А в людской Лукерьи Кузьминишны толпилась челядь. Прибежавший из залы лакей объявил шепотом:
— Слышал сейчас. Князь сказывал. Барыня да и гости так и ахнули. Не царь Петр Федорыч, а самый он истинный Государь Антон Антоныч. Сын истинный... чей-то...
— Елизаветы Петровны, должно, альбо самого Петра Алексеевича?
— Так! так! его и есть. В ссылке был, а ныне, вишь...
— Чего врешь. Петра сын — да Антоныч!
— Да ведь он прыниц, вишь ли... Может, по-ихнему.

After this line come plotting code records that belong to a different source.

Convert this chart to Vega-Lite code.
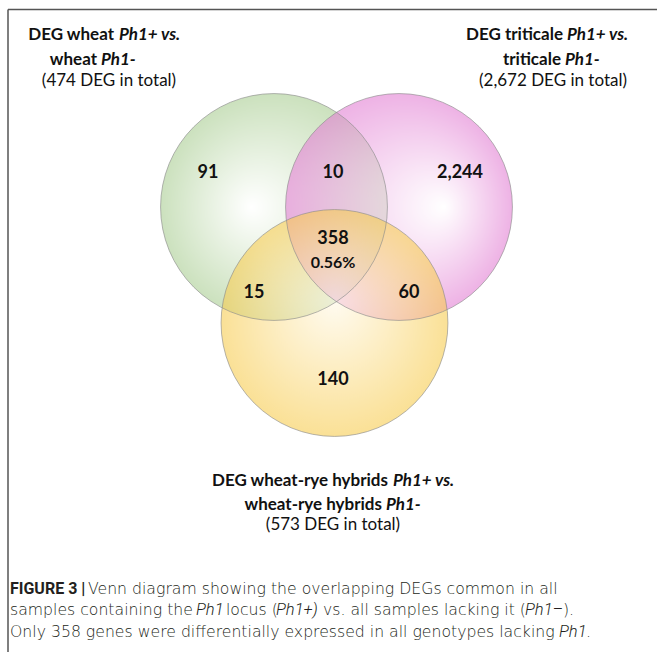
{
  "$schema": "https://vega.github.io/schema/vega-lite/v6.json",
  "width": 657,
  "height": 652,
  "autosize": "none",
  "padding": 0,
  "background": "white",
  "config": {"view": {"stroke": null}},
  "datasets": {
    "frame": [
      {"x": 8, "y": 9.5, "x2": 657, "y2": 9.5},
      {"x": 8, "y": 9.5, "x2": 8, "y2": 652}
    ],
    "circles": [
      {"set": "wheat", "cx": 274, "cy": 207},
      {"set": "triticale", "cx": 399, "cy": 207},
      {"set": "hybrids", "cx": 334.5, "cy": 323}
    ],
    "counts": [
      {"label": "91", "x": 208, "y": 178},
      {"label": "10", "x": 333, "y": 178},
      {"label": "2,244", "x": 460, "y": 178},
      {"label": "358", "x": 333, "y": 244},
      {"label": "15", "x": 254, "y": 298},
      {"label": "60", "x": 409, "y": 298},
      {"label": "140", "x": 333, "y": 385}
    ],
    "pct": [{"label": "0.56%", "x": 333, "y": 268}],
    "titleBold": [
      {"t": "DEG wheat", "x": 114, "y": 40},
      {"t": "wheat", "x": 97, "y": 65},
      {"t": "DEG triticale", "x": 563, "y": 40},
      {"t": "triticale", "x": 561, "y": 65},
      {"t": "DEG wheat-rye hybrids", "x": 388, "y": 486},
      {"t": "wheat-rye hybrids", "x": 382, "y": 510}
    ],
    "titleItalic": [
      {"t": "Ph1+ vs.", "x": 119, "y": 40},
      {"t": "Ph1-", "x": 101, "y": 65},
      {"t": "Ph1+ vs.", "x": 567, "y": 40},
      {"t": "Ph1-", "x": 565, "y": 65},
      {"t": "Ph1+ vs.", "x": 393, "y": 486},
      {"t": "Ph1-", "x": 386, "y": 510}
    ],
    "titleTotals": [
      {"t": "(474 DEG in total)", "x": 109, "y": 86},
      {"t": "(2,672 DEG in total)", "x": 553, "y": 86},
      {"t": "(573 DEG in total)", "x": 333, "y": 530}
    ],
    "capBold": [{"t": "FIGURE 3 |", "x": 10, "y": 594}],
    "capNormal": [
      {"t": "Venn diagram showing the overlapping DEGs common in all", "x": 88, "y": 594},
      {"t": "samples containing the", "x": 10, "y": 615},
      {"t": "locus (", "x": 226, "y": 615},
      {"t": "vs. all samples lacking it (", "x": 323, "y": 615},
      {"t": ").", "x": 563, "y": 615},
      {"t": "Only 358 genes were differentially expressed in all genotypes lacking", "x": 10, "y": 637},
      {"t": ".", "x": 586, "y": 637}
    ],
    "capItalic": [
      {"t": "Ph1", "x": 196, "y": 615},
      {"t": "Ph1+)", "x": 276, "y": 615},
      {"t": "Ph1–", "x": 525, "y": 615},
      {"t": "Ph1", "x": 559, "y": 637}
    ]
  },
  "layer": [
    {
      "data": {"name": "frame"},
      "mark": {"type": "rule", "color": "#555555", "strokeWidth": 1.5},
      "encoding": {
        "x": {"field": "x", "type": "quantitative", "scale": {"domain": [0, 657], "nice": false, "zero": false}, "axis": null},
        "y": {"field": "y", "type": "quantitative", "scale": {"domain": [0, 652], "nice": false, "zero": false, "reverse": true}, "axis": null},
        "x2": {"field": "x2"},
        "y2": {"field": "y2"}
      }
    },
    {
      "data": {"name": "circles"},
      "transform": [{"filter": "datum.set === 'wheat'"}],
      "mark": {"type": "circle", "size": 51472, "opacity": 1, "fillOpacity": 0.6,
        "fill": {"gradient": "radial", "x1": 0.4, "y1": 0.5, "r1": 0, "x2": 0.5, "y2": 0.5, "r2": 0.5,
          "stops": [{"offset": 0, "color": "#ffffff"}, {"offset": 1, "color": "#a9cd92"}]}},
      "encoding": {
        "x": {"field": "cx", "type": "quantitative"},
        "y": {"field": "cy", "type": "quantitative"}
      }
    },
    {
      "data": {"name": "circles"},
      "transform": [{"filter": "datum.set === 'triticale'"}],
      "mark": {"type": "circle", "size": 51472, "opacity": 1, "fillOpacity": 0.6,
        "fill": {"gradient": "radial", "x1": 0.7, "y1": 0.5, "r1": 0, "x2": 0.5, "y2": 0.5, "r2": 0.5,
          "stops": [{"offset": 0, "color": "#ffffff"}, {"offset": 1, "color": "#e27fd3"}]}},
      "encoding": {
        "x": {"field": "cx", "type": "quantitative"},
        "y": {"field": "cy", "type": "quantitative"}
      }
    },
    {
      "data": {"name": "circles"},
      "transform": [{"filter": "datum.set === 'hybrids'"}],
      "mark": {"type": "circle", "size": 51472, "opacity": 1, "fillOpacity": 0.6,
        "fill": {"gradient": "radial", "x1": 0.5, "y1": 0.4, "r1": 0, "x2": 0.5, "y2": 0.5, "r2": 0.5,
          "stops": [{"offset": 0, "color": "#fff8e6"}, {"offset": 1, "color": "#f7cc50"}]}},
      "encoding": {
        "x": {"field": "cx", "type": "quantitative"},
        "y": {"field": "cy", "type": "quantitative"}
      }
    },
    {
      "data": {"name": "circles"},
      "mark": {"type": "circle", "size": 51472, "filled": false, "fill": null, "stroke": "#8c8c8c", "strokeWidth": 1, "strokeOpacity": 0.9},
      "encoding": {
        "x": {"field": "cx", "type": "quantitative"},
        "y": {"field": "cy", "type": "quantitative"}
      }
    },
    {
      "data": {"name": "counts"},
      "mark": {"type": "text", "font": "Lato", "fontWeight": "bold", "fontSize": 18, "align": "center", "baseline": "alphabetic", "color": "#111111"},
      "encoding": {
        "x": {"field": "x", "type": "quantitative"},
        "y": {"field": "y", "type": "quantitative"},
        "text": {"field": "label"}
      }
    },
    {
      "data": {"name": "pct"},
      "mark": {"type": "text", "font": "Lato", "fontWeight": "bold", "fontSize": 16, "align": "center", "baseline": "alphabetic", "color": "#111111"},
      "encoding": {
        "x": {"field": "x", "type": "quantitative"},
        "y": {"field": "y", "type": "quantitative"},
        "text": {"field": "label"}
      }
    },
    {
      "data": {"name": "titleBold"},
      "mark": {"type": "text", "font": "Lato", "fontWeight": "bold", "fontSize": 17, "align": "right", "baseline": "alphabetic", "color": "#111111"},
      "encoding": {
        "x": {"field": "x", "type": "quantitative"},
        "y": {"field": "y", "type": "quantitative"},
        "text": {"field": "t"}
      }
    },
    {
      "data": {"name": "titleItalic"},
      "mark": {"type": "text", "font": "Lato", "fontWeight": "bold", "fontStyle": "italic", "fontSize": 17, "align": "left", "baseline": "alphabetic", "color": "#111111"},
      "encoding": {
        "x": {"field": "x", "type": "quantitative"},
        "y": {"field": "y", "type": "quantitative"},
        "text": {"field": "t"}
      }
    },
    {
      "data": {"name": "titleTotals"},
      "mark": {"type": "text", "font": "Lato", "fontSize": 17, "align": "center", "baseline": "alphabetic", "color": "#111111"},
      "encoding": {
        "x": {"field": "x", "type": "quantitative"},
        "y": {"field": "y", "type": "quantitative"},
        "text": {"field": "t"}
      }
    },
    {
      "data": {"name": "capBold"},
      "mark": {"type": "text", "font": "Roboto", "fontWeight": "bold", "fontSize": 16, "align": "left", "baseline": "alphabetic", "color": "#231f20"},
      "encoding": {
        "x": {"field": "x", "type": "quantitative"},
        "y": {"field": "y", "type": "quantitative"},
        "text": {"field": "t"}
      }
    },
    {
      "data": {"name": "capNormal"},
      "mark": {"type": "text", "font": "DejaVu Sans", "fontWeight": 200, "fontSize": 15.7, "align": "left", "baseline": "alphabetic", "color": "#231f20"},
      "encoding": {
        "x": {"field": "x", "type": "quantitative"},
        "y": {"field": "y", "type": "quantitative"},
        "text": {"field": "t"}
      }
    },
    {
      "data": {"name": "capItalic"},
      "mark": {"type": "text", "font": "Roboto", "fontWeight": 300, "fontStyle": "italic", "fontSize": 16.5, "align": "left", "baseline": "alphabetic", "color": "#231f20"},
      "encoding": {
        "x": {"field": "x", "type": "quantitative"},
        "y": {"field": "y", "type": "quantitative"},
        "text": {"field": "t"}
      }
    }
  ]
}
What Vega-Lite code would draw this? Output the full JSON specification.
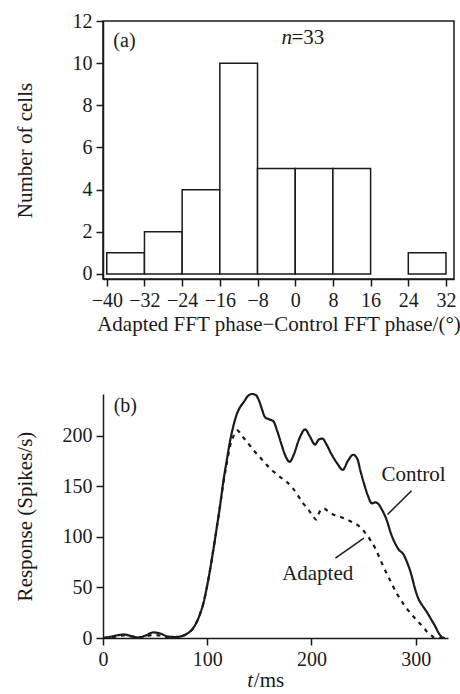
{
  "$schema": "https://vega.github.io/schema/vega-lite/v6.json",
  "background": "white",
  "padding": {"left": 13, "top": 10, "right": 0, "bottom": 0},
  "spacing": 54,
  "config": {
    "font": "Liberation Serif",
    "view": {"stroke": null},
    "axis": {
      "labelFont": "Liberation Serif", "titleFont": "Liberation Serif",
      "labelFontSize": 20, "titleFontSize": 21, "titleFontWeight": "normal",
      "labelColor": "#1a1a1a", "titleColor": "#1a1a1a",
      "domainColor": "#1a1a1a", "tickColor": "#1a1a1a",
      "domainWidth": 1.5, "tickWidth": 1.5, "tickSize": 7,
      "grid": false, "labelPadding": 4, "labelOverlap": false, "labelFlush": false
    },
    "text": {"font": "Liberation Serif", "fontSize": 21, "color": "#1a1a1a"}
  },
  "datasets": {
    "hist": [
      {"bin_start": -40, "bin_end": -32, "count": 1},
      {"bin_start": -32, "bin_end": -24, "count": 2},
      {"bin_start": -24, "bin_end": -16, "count": 4},
      {"bin_start": -16, "bin_end": -8, "count": 10},
      {"bin_start": -8, "bin_end": 0, "count": 5},
      {"bin_start": 0, "bin_end": 8, "count": 5},
      {"bin_start": 8, "bin_end": 16, "count": 5},
      {"bin_start": 16, "bin_end": 24, "count": 0},
      {"bin_start": 24, "bin_end": 32, "count": 1}
    ],
    "psth": [
      {"series": "Control", "t": 0, "r": 0},
      {"series": "Control", "t": 6, "r": 1},
      {"series": "Control", "t": 13, "r": 2.5},
      {"series": "Control", "t": 20, "r": 3.5},
      {"series": "Control", "t": 27, "r": 2},
      {"series": "Control", "t": 34, "r": 0.5},
      {"series": "Control", "t": 41, "r": 2.5},
      {"series": "Control", "t": 48, "r": 5.5},
      {"series": "Control", "t": 55, "r": 4.5},
      {"series": "Control", "t": 62, "r": 1.5},
      {"series": "Control", "t": 70, "r": 1},
      {"series": "Control", "t": 76, "r": 2},
      {"series": "Control", "t": 81, "r": 4.5},
      {"series": "Control", "t": 86, "r": 9},
      {"series": "Control", "t": 90, "r": 16},
      {"series": "Control", "t": 93.5, "r": 25},
      {"series": "Control", "t": 96.5, "r": 35},
      {"series": "Control", "t": 100, "r": 52},
      {"series": "Control", "t": 103, "r": 69},
      {"series": "Control", "t": 106, "r": 88},
      {"series": "Control", "t": 109, "r": 108},
      {"series": "Control", "t": 112.5, "r": 132},
      {"series": "Control", "t": 115.5, "r": 155},
      {"series": "Control", "t": 119, "r": 177},
      {"series": "Control", "t": 122, "r": 195},
      {"series": "Control", "t": 125, "r": 209},
      {"series": "Control", "t": 128, "r": 220},
      {"series": "Control", "t": 131.5, "r": 228},
      {"series": "Control", "t": 135, "r": 233},
      {"series": "Control", "t": 139, "r": 239},
      {"series": "Control", "t": 143, "r": 241},
      {"series": "Control", "t": 146.5, "r": 240},
      {"series": "Control", "t": 149.5, "r": 235},
      {"series": "Control", "t": 152.5, "r": 226},
      {"series": "Control", "t": 155.5, "r": 218},
      {"series": "Control", "t": 159.5, "r": 216},
      {"series": "Control", "t": 163.5, "r": 214},
      {"series": "Control", "t": 167, "r": 205},
      {"series": "Control", "t": 171, "r": 192},
      {"series": "Control", "t": 175, "r": 180},
      {"series": "Control", "t": 179, "r": 174},
      {"series": "Control", "t": 183, "r": 181},
      {"series": "Control", "t": 188, "r": 196},
      {"series": "Control", "t": 194, "r": 206},
      {"series": "Control", "t": 198.5, "r": 199},
      {"series": "Control", "t": 203.5, "r": 191},
      {"series": "Control", "t": 207, "r": 196},
      {"series": "Control", "t": 210.5, "r": 197},
      {"series": "Control", "t": 214, "r": 192},
      {"series": "Control", "t": 219, "r": 182},
      {"series": "Control", "t": 225, "r": 172},
      {"series": "Control", "t": 230, "r": 166},
      {"series": "Control", "t": 235, "r": 175},
      {"series": "Control", "t": 240, "r": 181},
      {"series": "Control", "t": 244, "r": 177},
      {"series": "Control", "t": 247, "r": 165},
      {"series": "Control", "t": 250, "r": 154},
      {"series": "Control", "t": 254, "r": 141},
      {"series": "Control", "t": 258, "r": 133},
      {"series": "Control", "t": 261.5, "r": 134},
      {"series": "Control", "t": 264.5, "r": 132},
      {"series": "Control", "t": 268, "r": 126},
      {"series": "Control", "t": 272, "r": 117},
      {"series": "Control", "t": 276, "r": 104},
      {"series": "Control", "t": 280, "r": 94},
      {"series": "Control", "t": 284, "r": 87},
      {"series": "Control", "t": 288, "r": 83},
      {"series": "Control", "t": 292, "r": 74},
      {"series": "Control", "t": 296, "r": 62},
      {"series": "Control", "t": 299, "r": 50},
      {"series": "Control", "t": 302.5, "r": 39},
      {"series": "Control", "t": 306.5, "r": 32},
      {"series": "Control", "t": 310.5, "r": 26},
      {"series": "Control", "t": 314.5, "r": 19},
      {"series": "Control", "t": 318.5, "r": 12},
      {"series": "Control", "t": 322, "r": 5},
      {"series": "Control", "t": 325, "r": 1},
      {"series": "Control", "t": 328, "r": 0},
      {"series": "Adapted", "t": 0, "r": 0},
      {"series": "Adapted", "t": 6, "r": 0.5},
      {"series": "Adapted", "t": 13, "r": 1.5},
      {"series": "Adapted", "t": 20, "r": 2.5},
      {"series": "Adapted", "t": 27, "r": 1.5},
      {"series": "Adapted", "t": 34, "r": 0.5},
      {"series": "Adapted", "t": 41, "r": 1.5},
      {"series": "Adapted", "t": 48, "r": 3},
      {"series": "Adapted", "t": 55, "r": 2.5},
      {"series": "Adapted", "t": 62, "r": 1},
      {"series": "Adapted", "t": 70, "r": 1},
      {"series": "Adapted", "t": 76, "r": 2},
      {"series": "Adapted", "t": 81, "r": 4.5},
      {"series": "Adapted", "t": 86, "r": 9},
      {"series": "Adapted", "t": 90, "r": 16},
      {"series": "Adapted", "t": 93.5, "r": 25},
      {"series": "Adapted", "t": 96.5, "r": 35},
      {"series": "Adapted", "t": 100, "r": 52},
      {"series": "Adapted", "t": 103, "r": 69},
      {"series": "Adapted", "t": 106, "r": 88},
      {"series": "Adapted", "t": 109, "r": 108},
      {"series": "Adapted", "t": 112.5, "r": 132},
      {"series": "Adapted", "t": 115.5, "r": 153},
      {"series": "Adapted", "t": 119, "r": 174},
      {"series": "Adapted", "t": 122, "r": 190},
      {"series": "Adapted", "t": 125.5, "r": 200},
      {"series": "Adapted", "t": 129, "r": 205},
      {"series": "Adapted", "t": 133, "r": 200},
      {"series": "Adapted", "t": 138, "r": 194},
      {"series": "Adapted", "t": 144, "r": 186},
      {"series": "Adapted", "t": 151, "r": 178},
      {"series": "Adapted", "t": 157, "r": 171},
      {"series": "Adapted", "t": 163.5, "r": 164.5},
      {"series": "Adapted", "t": 170, "r": 159},
      {"series": "Adapted", "t": 176, "r": 154.5},
      {"series": "Adapted", "t": 182, "r": 148},
      {"series": "Adapted", "t": 187.5, "r": 140},
      {"series": "Adapted", "t": 192, "r": 133},
      {"series": "Adapted", "t": 197, "r": 127},
      {"series": "Adapted", "t": 201, "r": 121},
      {"series": "Adapted", "t": 204.5, "r": 117},
      {"series": "Adapted", "t": 207.5, "r": 124},
      {"series": "Adapted", "t": 212, "r": 128},
      {"series": "Adapted", "t": 216, "r": 125},
      {"series": "Adapted", "t": 221, "r": 122},
      {"series": "Adapted", "t": 227, "r": 120},
      {"series": "Adapted", "t": 234, "r": 117},
      {"series": "Adapted", "t": 240, "r": 114},
      {"series": "Adapted", "t": 245, "r": 111},
      {"series": "Adapted", "t": 249, "r": 107},
      {"series": "Adapted", "t": 253, "r": 102},
      {"series": "Adapted", "t": 257, "r": 96},
      {"series": "Adapted", "t": 261, "r": 89},
      {"series": "Adapted", "t": 265, "r": 80},
      {"series": "Adapted", "t": 269, "r": 70.5},
      {"series": "Adapted", "t": 274, "r": 60},
      {"series": "Adapted", "t": 278.5, "r": 50.5},
      {"series": "Adapted", "t": 283, "r": 42},
      {"series": "Adapted", "t": 288, "r": 34},
      {"series": "Adapted", "t": 293, "r": 27},
      {"series": "Adapted", "t": 298, "r": 21},
      {"series": "Adapted", "t": 302.5, "r": 16},
      {"series": "Adapted", "t": 307, "r": 11},
      {"series": "Adapted", "t": 311, "r": 6},
      {"series": "Adapted", "t": 315, "r": 2.5},
      {"series": "Adapted", "t": 318.5, "r": 0},
      {"series": "Adapted", "t": 331, "r": 0}
    ],
    "one": [{"k": 1}]
  },
  "vconcat": [
    {
      "width": 351,
      "height": 258,
      "view": {"stroke": "#1a1a1a", "strokeWidth": 1.5},
      "layer": [
        {
          "data": {"name": "hist"},
          "transform": [{"filter": "datum.count > 0"}],
          "mark": {"type": "rect", "fill": "white", "stroke": "#1a1a1a", "strokeWidth": 1.5},
          "encoding": {
            "x": {
              "field": "bin_start", "type": "quantitative",
              "scale": {"domain": [-40.8, 33.7], "nice": false, "zero": false},
              "axis": {"values": [-40, -32, -24, -16, -8, 0, 8, 16, 24, 32], "tickCount": 12, "labelOverlap": false, "title": "Adapted FFT phase\u2212Control FFT phase/(\u00b0)", "titlePadding": 3}
            },
            "x2": {"field": "bin_end"},
            "y": {
              "field": "count", "type": "quantitative",
              "scale": {"domain": [-0.24, 12], "nice": false, "zero": false},
              "axis": {"values": [0, 2, 4, 6, 8, 10, 12], "tickCount": 8, "labelOverlap": false, "title": "Number of cells", "titlePadding": 37}
            },
            "y2": {"datum": 0}
          }
        },
        {
          "data": {"name": "one"},
          "mark": {"type": "text", "align": "left", "baseline": "alphabetic", "fontSize": 20},
          "encoding": {"x": {"datum": -38.6}, "y": {"datum": 10.77}, "text": {"value": "(a)"}}
        },
        {
          "data": {"name": "one"},
          "mark": {"type": "text", "align": "left", "baseline": "alphabetic", "fontStyle": "italic", "fontSize": 21},
          "encoding": {"x": {"datum": -2.9}, "y": {"datum": 10.91}, "text": {"value": "n"}}
        },
        {
          "data": {"name": "one"},
          "mark": {"type": "text", "align": "left", "baseline": "alphabetic", "fontSize": 21},
          "encoding": {"x": {"datum": -0.8}, "y": {"datum": 10.91}, "text": {"value": "=33"}}
        }
      ]
    },
    {
      "width": 345,
      "height": 244,
      "layer": [
        {
          "data": {"name": "psth"},
          "mark": {"type": "line", "color": "#1a1a1a", "strokeWidth": 2.2, "interpolate": "monotone"},
          "encoding": {
            "x": {
              "field": "t", "type": "quantitative",
              "scale": {"domain": [0, 331], "nice": false, "zero": false},
              "axis": {"values": [0, 100, 200, 300], "tickCount": 6, "labelOverlap": false, "title": null}
            },
            "y": {
              "field": "r", "type": "quantitative",
              "scale": {"domain": [0, 241], "nice": false},
              "axis": {"values": [0, 50, 100, 150, 200], "tickCount": 8, "labelOverlap": false, "title": "Response (Spikes/s)", "titlePadding": 27}
            },
            "strokeDash": {
              "field": "series", "type": "nominal",
              "scale": {"domain": ["Control", "Adapted"], "range": [[1, 0], [4, 5]]},
              "legend": null
            }
          }
        },
        {
          "data": {"name": "one"},
          "mark": {"type": "rule", "color": "#1a1a1a", "strokeWidth": 1.5},
          "encoding": {"x": {"datum": 273}, "y": {"datum": 122}, "x2": {"datum": 296}, "y2": {"datum": 145.5}}
        },
        {
          "data": {"name": "one"},
          "mark": {"type": "rule", "color": "#1a1a1a", "strokeWidth": 1.5},
          "encoding": {"x": {"datum": 223}, "y": {"datum": 79}, "x2": {"datum": 250.3}, "y2": {"datum": 98.7}}
        },
        {
          "data": {"name": "one"},
          "mark": {"type": "text", "align": "center", "baseline": "alphabetic"},
          "encoding": {"x": {"datum": 298}, "y": {"datum": 154.7}, "text": {"value": "Control"}}
        },
        {
          "data": {"name": "one"},
          "mark": {"type": "text", "align": "center", "baseline": "alphabetic"},
          "encoding": {"x": {"datum": 206}, "y": {"datum": 57.6}, "text": {"value": "Adapted"}}
        },
        {
          "data": {"name": "one"},
          "mark": {"type": "text", "align": "left", "baseline": "alphabetic", "fontSize": 20},
          "encoding": {"x": {"datum": 10.2}, "y": {"datum": 222.8}, "text": {"value": "(b)"}}
        },
        {
          "data": {"name": "one"},
          "mark": {"type": "text", "align": "left", "baseline": "alphabetic", "fontStyle": "italic"},
          "encoding": {"x": {"datum": 138.3}, "y": {"datum": -48}, "text": {"value": "t"}}
        },
        {
          "data": {"name": "one"},
          "mark": {"type": "text", "align": "left", "baseline": "alphabetic"},
          "encoding": {"x": {"datum": 144.7}, "y": {"datum": -48}, "text": {"value": "/ms"}}
        }
      ]
    }
  ]
}
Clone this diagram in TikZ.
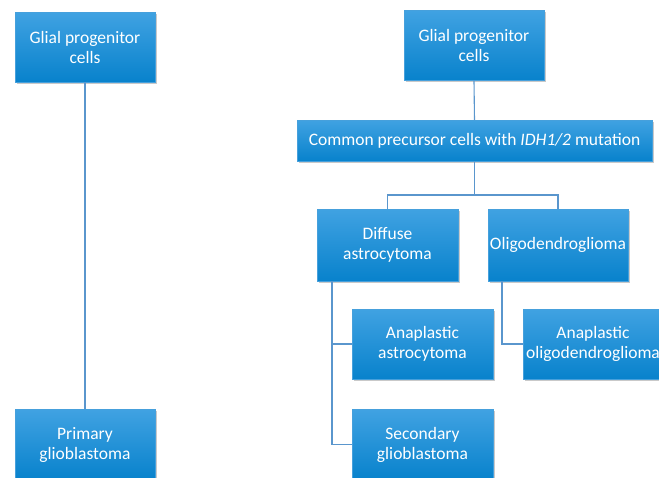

— Нету! стало, Елизаветы Петровны сынок.
— Сейчас издохнуть, князь сам сказывал... Антон Антоныч. Во, братцы!! — и лакей пустился вприсядку.
— Чего разобрало! — заметил старик ключник.
— Чего? новые порядки! воля! истинно милость Господня.
— А ты не спеши — наткнешься! Промыслишь себе милость и сзаду, и спереду. Ни сесть, ни съесть.